Mercer Wealth, which globally has $160 billion in AUM, plans to boost its AUM in the region to $2-$3bn in the next 2-3 years from the present $1bn, said Yasir AbuShaban, a Dubai-based principal with Mercer Wealth.
“Within the next two to three years, we are looking at reaching $2 to $3 billion as a conservative estimate and we do see an opportunity to do so,” said Mr AbuShaban.
Mercer does not directly make investments, but allocates clients’ money they have discretion to, to professional asset managers. They also provide advice to clients.
“We have buying power. We can negotiate on their (client’s) behalf with asset managers to provide them lower fees than they otherwise would have to get on their own,” he added.
Mercer Wealth’s clients include sovereign wealth funds, family offices, and insurance companies among others.
From its office in Dubai, Mercer also looks after Africa, India and Turkey, where they also see opportunity for growth.
Wealth creation in Middle East and Africa (MEA) grew 8.5 per cent to $8.1 trillion last year from $7.5tn in 2015, higher than last year’s global average of 6 per cent and the second-highest growth in a region after Asia-Pacific which grew 9.9 per cent, according to consultancy Boston Consulting Group (BCG). In the region, where wealth grew just 1.9 per cent in 2015 compared with 2014, a pickup in oil prices has helped in wealth generation.
BCG is forecasting MEA wealth will rise to $12tn by 2021, growing at an annual average of 8 per cent.
Drivers of wealth generation in the region will be split evenly between new wealth creation and growth of performance of existing assets, according to BCG.
Another general trend in the region is clients’ looking for a comprehensive approach to investing, according to Mr AbuShaban.
“Institutional investors or some of the families are seeing a slowdown in the available capital they have to invest and in that sense they are looking at optimizing the way they manage their portfolios and making sure they are not investing haphazardly and different parts of their investment are working together,” said Mr AbuShaban.
Some clients also have a higher appetite for risk, given the low interest-rate environment that does not provide enough yield for some institutional investors.
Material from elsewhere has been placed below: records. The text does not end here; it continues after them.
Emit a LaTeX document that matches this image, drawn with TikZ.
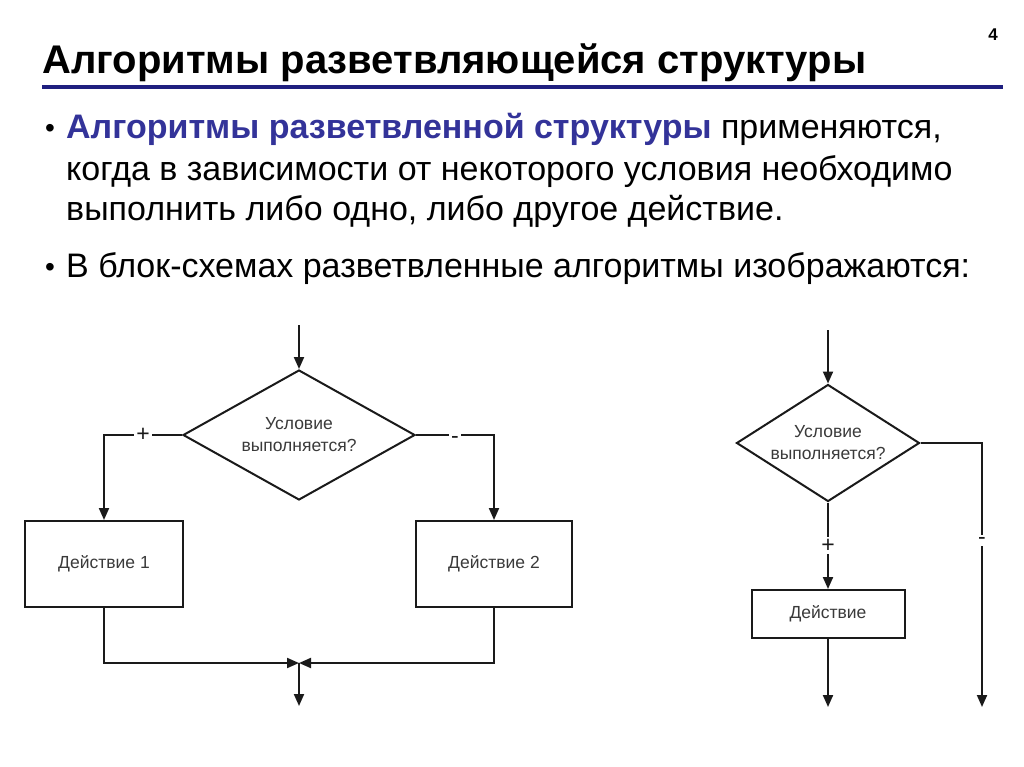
\documentclass[tikz,border=0pt]{standalone}
\usepackage{fontspec}
\setmainfont{Liberation Sans}
\usetikzlibrary{shapes.geometric,arrows.meta}
\definecolor{navy}{HTML}{1F1F7F}
\definecolor{bluetxt}{HTML}{333399}
\definecolor{ink}{HTML}{1A1A1A}
\definecolor{gtxt}{HTML}{3A3A3A}
\begin{document}
\begin{tikzpicture}[x=1pt,y=-1pt,
  flow/.style={line width=2pt, draw=ink},
  arr/.style={flow, -{Triangle[length=12pt,width=10pt]}},
  dec/.style={diamond, draw=ink, line width=2pt, inner sep=0pt, align=center, font=\fontsize{17.5}{22}\selectfont, text=gtxt},
  act/.style={rectangle, draw=ink, line width=2pt, inner sep=0pt, font=\fontsize{17.5}{20}\selectfont, text=gtxt},
  sign/.style={fill=white, inner sep=2pt, font=\fontsize{23}{23}\selectfont, text=ink},
  body/.style={anchor=base west, inner sep=0pt, font=\fontsize{34}{40}\selectfont, text=black},
  bul/.style={anchor=base west, inner sep=0pt, font=\fontsize{28}{40}\selectfont, text=black},
]
\useasboundingbox[fill=white] (0,0) rectangle (1024,767);
% title
\node[anchor=base west, inner sep=0pt, font=\fontsize{40}{48}\selectfont\bfseries] (title) at (42,74) {Алгоритмы разветвляющейся структуры};
\draw[navy, line width=3.5pt] (42,87) -- (1003,87);
\node[anchor=base east, inner sep=0pt, font=\fontsize{17}{20}\selectfont\bfseries] (pnum) at (998,41) {4};
% body text
\node[bul] (bul1) at (45,138) {•};
\node[body] (l1) at (66,139) {\textcolor{bluetxt}{\bfseries Алгоритмы разветвленной структуры} применяются,};
\node[body] (l2) at (66,181) {когда в зависимости от некоторого условия необходимо};
\node[body] (l3) at (66,221) {выполнить либо одно, либо другое действие.};
\node[bul] (bul2) at (45,276) {•};
\node[body] (l4) at (66,277) {В блок-схемах разветвленные алгоритмы изображаются:};
% left flowchart
\node[dec, shape aspect=1.85, minimum width=232pt, minimum height=130pt] (d1) at (299,435) {Условие\\выполняется?};
\node[act, minimum width=158pt, minimum height=86pt] (b1) at (104,564) {Действие 1};
\node[act, minimum width=156pt, minimum height=86pt] (b2) at (494,564) {Действие 2};
\coordinate (in1) at (299,325);
\coordinate (m1) at (299,663);
\coordinate (out1) at (299,706);
\draw[arr] (in1) -- (d1.north);
\draw[arr] (d1.west) -- node[sign]{+} (d1.west -| b1.north) -- (b1.north);
\draw[arr] (d1.east) -- node[sign, yshift=-5pt]{-} (d1.east -| b2.north) -- (b2.north);
\draw[arr] (b1.south) |- (m1);
\draw[arr] (b2.south) |- (m1);
\draw[arr] (m1) -- (out1);
% right flowchart
\node[dec, shape aspect=1.6, minimum width=183pt, minimum height=117pt] (d2) at (828,443) {Условие\\выполняется?};
\node[act, minimum width=153pt, minimum height=48pt] (b3) at (828,614) {Действие};
\coordinate (in2) at (828,330);
\coordinate (c2) at (982,443);
\coordinate (out3) at (828,707);
\coordinate (out4) at (982,707);
\draw[arr] (in2) -- (d2.north);
\draw[arr] (d2.south) -- node[sign]{+} (b3.north);
\draw[arr] (b3.south) -- (out3);
\draw[arr] (d2.east) -- (c2) -- node[sign,pos=0.37]{-} (out4);
\end{tikzpicture}
\end{document}
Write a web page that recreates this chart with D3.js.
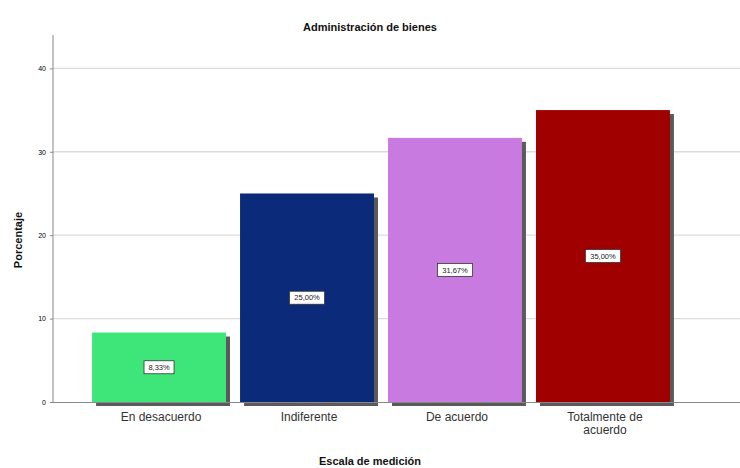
<!DOCTYPE html>
<html><head><meta charset="utf-8">
<script src="https://cdn.jsdelivr.net/npm/d3@7"></script>
<style>body{margin:0;background:#fff}svg{display:block;font-family:"Liberation Sans",Arial,sans-serif}</style>
</head><body><svg id="c" width="740" height="468"></svg>
<script>
const categories = ["En desacuerdo","Indiferente","De acuerdo","Totalmente de acuerdo"];
const categoryLines = [["En desacuerdo"],["Indiferente"],["De acuerdo"],["Totalmente de","acuerdo"]];
const values = [8.33, 25.00, 31.67, 35.00];
const valueLabels = ["8,33%","25,00%","31,67%","35,00%"];
const colors = ["#3ee67a","#0c2a7a","#c87ae0","#a00000"];
const yTicks = [0,10,20,30,40];

const svg = d3.select("#c");
const y = d3.scaleLinear().domain([0,44]).range([402,35]);
const x = d3.scaleBand().domain(categories).range([53,709]).paddingInner(0.095).paddingOuter(0.264);

// gridlines
svg.append("g").selectAll("line").data(yTicks.filter(d=>d>0)).join("line")
  .attr("x1",53).attr("x2",740).attr("y1",d=>y(d)).attr("y2",d=>y(d))
  .attr("stroke","#dcdcdc").attr("stroke-width",1.3);

// y axis
const ya = svg.append("g").attr("transform","translate(53,0)")
  .call(d3.axisLeft(y).tickValues(yTicks).tickSize(3).tickPadding(4));
ya.select(".domain").attr("stroke","#888").attr("d","M0,35V402");
ya.selectAll(".tick line").attr("stroke","#888");
ya.selectAll(".tick text").attr("font-size",7).attr("fill","#000");

// shadows
svg.append("g").selectAll("rect").data(values).join("rect")
  .attr("x",(d,i)=>x(categories[i])+4).attr("y",d=>y(d)+4)
  .attr("width",x.bandwidth()).attr("height",d=>y(0)-y(d))
  .attr("fill","#5a5a5a");
// bars
svg.append("g").selectAll("rect").data(values).join("rect")
  .attr("x",(d,i)=>x(categories[i])).attr("y",d=>y(d))
  .attr("width",x.bandwidth()).attr("height",d=>y(0)-y(d))
  .attr("fill",(d,i)=>colors[i]);

// x axis line
svg.append("line").attr("x1",53).attr("x2",740).attr("y1",402.5).attr("y2",402.5).attr("stroke","#888");

// value labels
const lg = svg.append("g").selectAll("g").data(values).join("g")
  .attr("transform",(d,i)=>`translate(${x(categories[i])+x.bandwidth()/2},${y(d/2)})`);
lg.append("rect").attr("x",(d,i)=>-(valueLabels[i].length*2.6+2)).attr("y",-6.5)
  .attr("width",(d,i)=>2*(valueLabels[i].length*2.6+2)).attr("height",13)
  .attr("fill","#fff").attr("stroke","#333").attr("stroke-width",0.8);
lg.append("text").text((d,i)=>valueLabels[i]).attr("text-anchor","middle").attr("dy","0.35em")
  .attr("font-size",7.5).attr("fill","#222");

// category labels
categories.forEach((c,i)=>{
  const t = svg.append("text").attr("x",x(c)+x.bandwidth()/2+2).attr("y",421)
    .attr("text-anchor","middle").attr("font-size",12).attr("fill","#333");
  categoryLines[i].forEach((l,j)=>t.append("tspan").attr("x",x(c)+x.bandwidth()/2+2).attr("dy",j?13:0).text(l));
});

// titles
svg.append("text").attr("x",370).attr("y",31).attr("text-anchor","middle")
  .attr("font-size",11).attr("font-weight","bold").attr("fill","#111").text("Administración de bienes");
svg.append("text").attr("x",370).attr("y",465).attr("text-anchor","middle")
  .attr("font-size",11).attr("font-weight","bold").attr("fill","#111").text("Escala de medición");
svg.append("text").attr("transform","translate(22,240) rotate(-90)").attr("text-anchor","middle")
  .attr("font-size",11).attr("font-weight","bold").attr("fill","#111").text("Porcentaje");
</script></body></html>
These clients are keen to invest in illiquid assets, such as private equity and infrastructure.
“What we have seen is a desire for higher returns in what has been a low-return environment specifically in various fixed income or bonds,” he said.
“In this environment, we have seen a de facto increase in the risk that clients are taking in things like illiquid investments, private equity investments, infrastructure and private debt, those kind of investments were higher illiquidity results in incrementally higher returns.”
The Abu Dhabi Investment Authority, one of the largest sovereign wealth funds, said in its 2016 report that has gradually increased its exposure in direct private equity and private credit transactions, mainly in Asian markets and especially in China and India. The authority’s private equity department focused on structured equities owing to “their defensive characteristics.”